Akhirnya tantangan untuk bertemu kembali dengan Vietnam di final direalisasikan sendiri oleh timnas asuhan Indra Sjafri. Indonesia berhasil mengalahkan Myanmar dengan skor 4-2 di partai semi final yang digelar di Stadion Rizal Memorial, Manila, Filipina.
Keberhasilan ini membuat apa yang diucapkan oleh Indra Sjafri di prescon pasca laga terakhir melawan Laos dua hari lalu. Indra Sjafri pun meyakini mampu bertemu dengan timnas Vietnam, mengingat tim asuhan Park Hang-seo difavoritkan juga untuk melaju ke final.
Namun, kemenangan di semi final tidak diraih dengan mudah oleh Andi Setyo dkk. Mereka yang awalnya leading dua gol justru disamakan kedudukannya oleh Aung Kaung Mann dkk hanya dalam tempo sekitar dua menit. Sungguh mengecewakan.
Kekhawatiran akan kegagalan melaju ke final mulai membayang di benak pendukung timnas Indonesia. Namun, melihat ekspresi Indra Sjafri yang tidak sepenuhnya gusar, membuat ada harapan bahwa masih ada taktik yang disiapkannya. Terbukti, permainan Indonesia tetap menyerang dan (sebenarnya) masih mampu menghasilkan beberapa peluang.
Efektivitas dalam mengeksekusi peluang masih menjadi penghalang bagi timnas Indonesia untuk kembali unggul dari tim asuhan Velizar Popov.
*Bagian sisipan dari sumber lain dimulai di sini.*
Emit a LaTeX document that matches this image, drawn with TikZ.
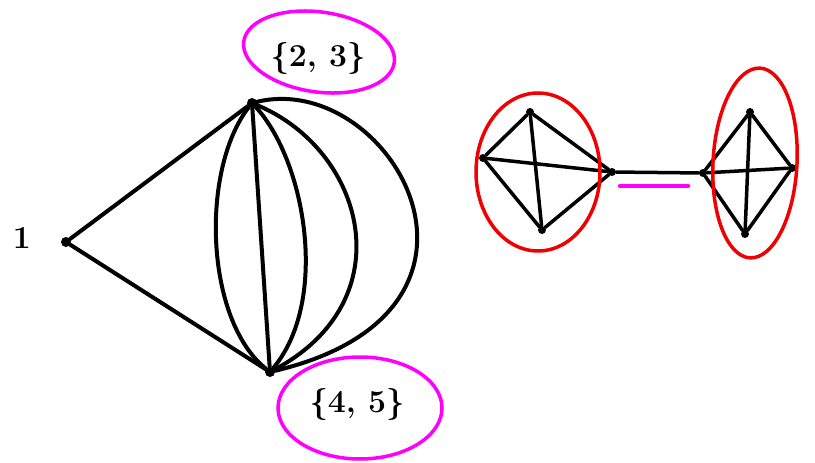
\documentclass[tikz,border=0pt]{standalone}
\usepackage{fontspec}
\usepackage{tikz}
\usetikzlibrary{positioning}
\definecolor{pen}{RGB}{255,0,255}
\definecolor{redpen}{RGB}{240,0,0}
\tikzset{
  dot/.style={circle,fill=black,inner sep=0pt,minimum size=10pt},
  edge/.style={line width=4pt,line cap=round},
  ring/.style={line width=3.5pt},
  lbl/.style={font=\fontsize{32}{34}\selectfont\bfseries}
}
\begin{document}
\begin{tikzpicture}[x=1pt,y=-1pt]
 \useasboundingbox (0,0) rectangle (815,463);
 %NODES
 \node[dot] (v1) at (66,242) {};
 \node[dot] (v2) at (252,103) {};
 \node[dot] (v3) at (270,372) {};
 \node[lbl] (l1) at (22,238) {1};
 \node[lbl] (l23) at (318,58) {\{2, 3\}};
 \node[lbl] (l45) at (357,404) {\{4, 5\}};
 \node[dot,minimum size=8pt] (a1) at (483,158) {};
 \node[dot,minimum size=8pt] (a2) at (530,112) {};
 \node[dot,minimum size=8pt] (a3) at (612,172) {};
 \node[dot,minimum size=8pt] (a4) at (542,230) {};
 \node[dot,minimum size=8pt] (c1) at (703,173) {};
 \node[dot,minimum size=8pt] (c2) at (750,112) {};
 \node[dot,minimum size=8pt] (c3) at (792,168) {};
 \node[dot,minimum size=8pt] (c4) at (745,234) {};
 %EDGES
 \draw[edge] (v1) -- (v2);
 \draw[edge] (v1) -- (v3);
 \draw[edge] (v2) -- (v3);
 \draw[edge] (v2) .. controls (200,170) and (205,320) .. (v3);
 \draw[edge] (v2) .. controls (305,160) and (330,300) .. (v3);
 \draw[edge] (v2) .. controls (365,150) and (405,300) .. (v3);
 \draw[edge] (v2) .. controls (390,70) and (530,310) .. (v3);
 \foreach \s/\t in {a1/a2,a1/a3,a1/a4,a2/a3,a2/a4,a3/a4,c1/c2,c1/c3,c1/c4,c2/c3,c2/c4,c3/c4}
   \draw[edge,line width=3.5pt] (\s) -- (\t);
 \draw[edge,line width=3.5pt] (a3) -- (c1);
 %RINGS
 \draw[ring,pen,rotate around={-8:(319,52)}] (319,52) ellipse (76 and 40);
 \draw[ring,pen] (360,408) ellipse (82 and 51);
 \draw[ring,redpen] (538,172) ellipse (62 and 79);
 \draw[ring,redpen,rotate around={-3:(755,163)}] (755,163) ellipse (42 and 95);
 \coordinate (u1) at (620,186);
 \coordinate (u2) at (688,186);
 \draw[pen,line width=4.5pt,line cap=round] (u1) -- (u2);
\end{tikzpicture}
\end{document}
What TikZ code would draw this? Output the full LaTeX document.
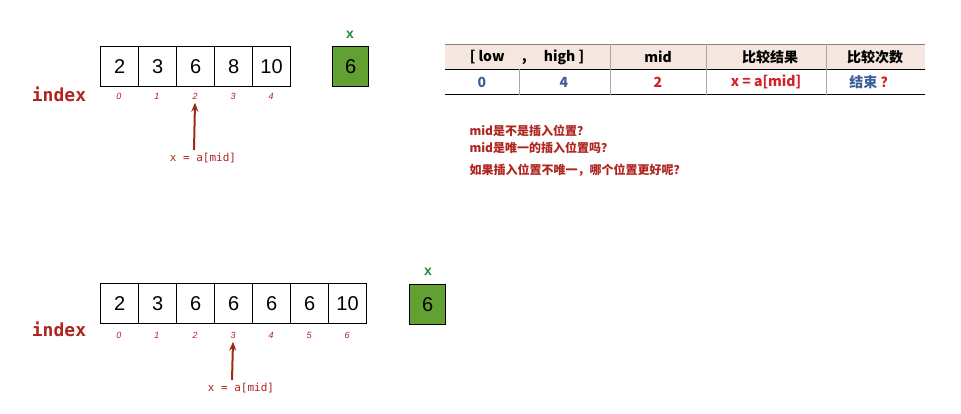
\documentclass[tikz,border=0pt]{standalone}
\usepackage{fontspec}
\setmainfont{Liberation Sans}
\newfontfamily\cjk{Noto Sans CJK SC}
\newfontfamily\mono{DejaVu Sans Mono}
\usetikzlibrary{arrows.meta}
\definecolor{dred}{HTML}{B0241F}
\definecolor{arr}{HTML}{9C2A14}
\definecolor{gfill}{HTML}{62A032}
\definecolor{gtxt}{HTML}{1E8C3C}
\definecolor{hdr}{HTML}{F5E7E0}
\definecolor{blu}{HTML}{3B5F9A}
\definecolor{tred}{HTML}{D42027}
\begin{document}
\begin{tikzpicture}[x=1pt,y=-1pt,
 cell/.style={draw,line width=1.2pt,minimum width=38pt,minimum height=40pt,inner sep=0,font=\fontsize{20}{20}\selectfont,anchor=north west},
 xbox/.style={draw,line width=1.2pt,fill=gfill,minimum width=36pt,minimum height=40pt,inner sep=0,font=\fontsize{20}{20}\selectfont,anchor=north west},
 idx/.style={text=dred,font=\fontsize{9}{9}\selectfont\itshape},
 lbl/.style={text=dred,font=\fontsize{18}{18}\selectfont\bfseries\mono},
 arrw/.style={-{Stealth[length=9pt,width=7pt]},line width=2pt,draw=arr},
 eq/.style={text=dred,font=\fontsize{11}{11}\selectfont\mono},
 th/.style={font=\fontsize{14}{14}\selectfont\bfseries\cjk},
 td/.style={font=\fontsize{14}{14}\selectfont\bfseries\cjk},
 note/.style={text=dred,font=\fontsize{12}{12}\selectfont\cjk\bfseries,anchor=west}]
\useasboundingbox (0,0) rectangle (961,414);
% top array
\foreach \v [count=\i from 0] in {2,3,6,8,10}{
 \node[cell] (a\i) at (100+38*\i,46) {\v};
 \node[idx] (ia\i) at (119+38*\i,96) {\i};}
\node[xbox] (xa) at (332,46) {6};
\node[text=gtxt,font=\bfseries\fontsize{14}{14}\selectfont] (xla) at (350,35) {x};
\node[lbl] (inda) at (59,94) {index};
\node[eq] (ma) at (203,158) {x = a[mid]};
\coordinate (pa) at (194,150);
\draw[arrw] (pa) -- (ia2.south);
% bottom array
\foreach \v [count=\i from 0] in {2,3,6,6,6,6,10}{
 \node[cell] (b\i) at (100+38*\i,283) {\v};
 \node[idx] (ib\i) at (119+38*\i,335) {\i};}
\node[xbox] (xb) at (409,284) {6};
\node[text=gtxt,font=\bfseries\fontsize{14}{14}\selectfont] (xlb) at (428,272) {x};
\node[lbl] (indb) at (59,329) {index};
\node[eq] (mb) at (241,388) {x = a[mid]};
\coordinate (pb) at (232,380);
\draw[arrw] (pb) -- (ib3.south);
% table
\fill[hdr] (445,44) rectangle (925,69);
\draw[line width=0.5pt,gray] (445,44) -- (925,44);
\draw[line width=0.8pt] (445,69) -- (925,69);
\draw[line width=1pt] (445,95) -- (925,95);
\foreach \xx in {610,706,826}{\draw[gray!70,line width=0.8pt] (\xx,44) -- (\xx,95);}
\draw[gray!70,line width=0.8pt] (519,69) -- (519,95);
\node[th] (h1) at (527,57) {[ low \quad , \quad high ]};
\node[th] (h2) at (658,57) {mid};
\node[th] (h3) at (770,57) {比较结果};
\node[th] (h4) at (875,57) {比较次数};
\node[td,text=blu] (d1) at (482,82) {0};
\node[td,text=blu] (d2) at (564,82) {4};
\node[td,text=tred] (d3) at (658,82) {2};
\node[td,text=tred] (d4) at (766,82) {x = a[mid]};
\node[td] (d5) at (872,82) {\textcolor{blu}{结束}\ \textcolor{tred}{？}};
% notes
\node[note] (n1) at (466,131) {mid是不是插入位置？};
\node[note] (n2) at (466,148) {mid是唯一的插入位置吗？};
\node[note] (n3) at (466,170) {如果插入位置不唯一，哪个位置更好呢？};
\end{tikzpicture}
\end{document}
Hingga akhirnya peluit tanda berakhir laga di menit 90 berbunyi. Kedudukan masih 2-2 untuk merepresentasikan kekuatan keduanya yang cukup berimbang.
Namun, secara tersirat ada kegalauan yang tertangkap dari sang pelatih Myanmar menjelang akhir babak kedua di waktu normal. Dilihat dari ekspresi dan gesturnya, pelatih asal Bulgaria itu seperti tidak puas dengan kinerja lini belakang Myanmar yang mudah diobrak-abrik oleh lawan. Apalagi ketika Saddil Ramdani bertukar posisi dengan Egy Maulana dari kiri ke kanan, maka di situ sangat terlihat betapa sisi kiri pertahanan Myanmar sangat lemah.
Kekacauan dari lini kiri pertahanan Myanmar kembali menjadi "surga" bagi timnas Indonesia ketika mereka berhasil kembali menerobos masuk ke dalam kotak penalti Myanmar dan membuahkan gol keempat. Sang eksekutor peluang tersebut adalah Evan Dimas Darmono.
Pemain yang juga menjadi pencetak gol di pertemuan dengan Myanmar pada Sea Games sebelumnya berhasil mencetak dua gol. Brace tersebut juga menjadikannya sebagai pembuka dan penutup keran gol di pertandingan tersebut. Garuda Muda Sea Games 2019 lolos ke final!
Lalu, apakah ada yang perlu dicermati dari pertandingan ini selain keberhasilan timnas Indonesia untuk tetap semangat mengejar kemenangan?
Pertama adalah fokus dan kebijaksanaan dalam mengambil keputusan. Fokus timnas Indonesia sebenarnya cukup baik, namun mulai kedodoran ketika Myanmar memiliki momentum untuk bangkit sedangkan timnas Indonesia tidak kunjung menghasilkan gol yang "killing the game".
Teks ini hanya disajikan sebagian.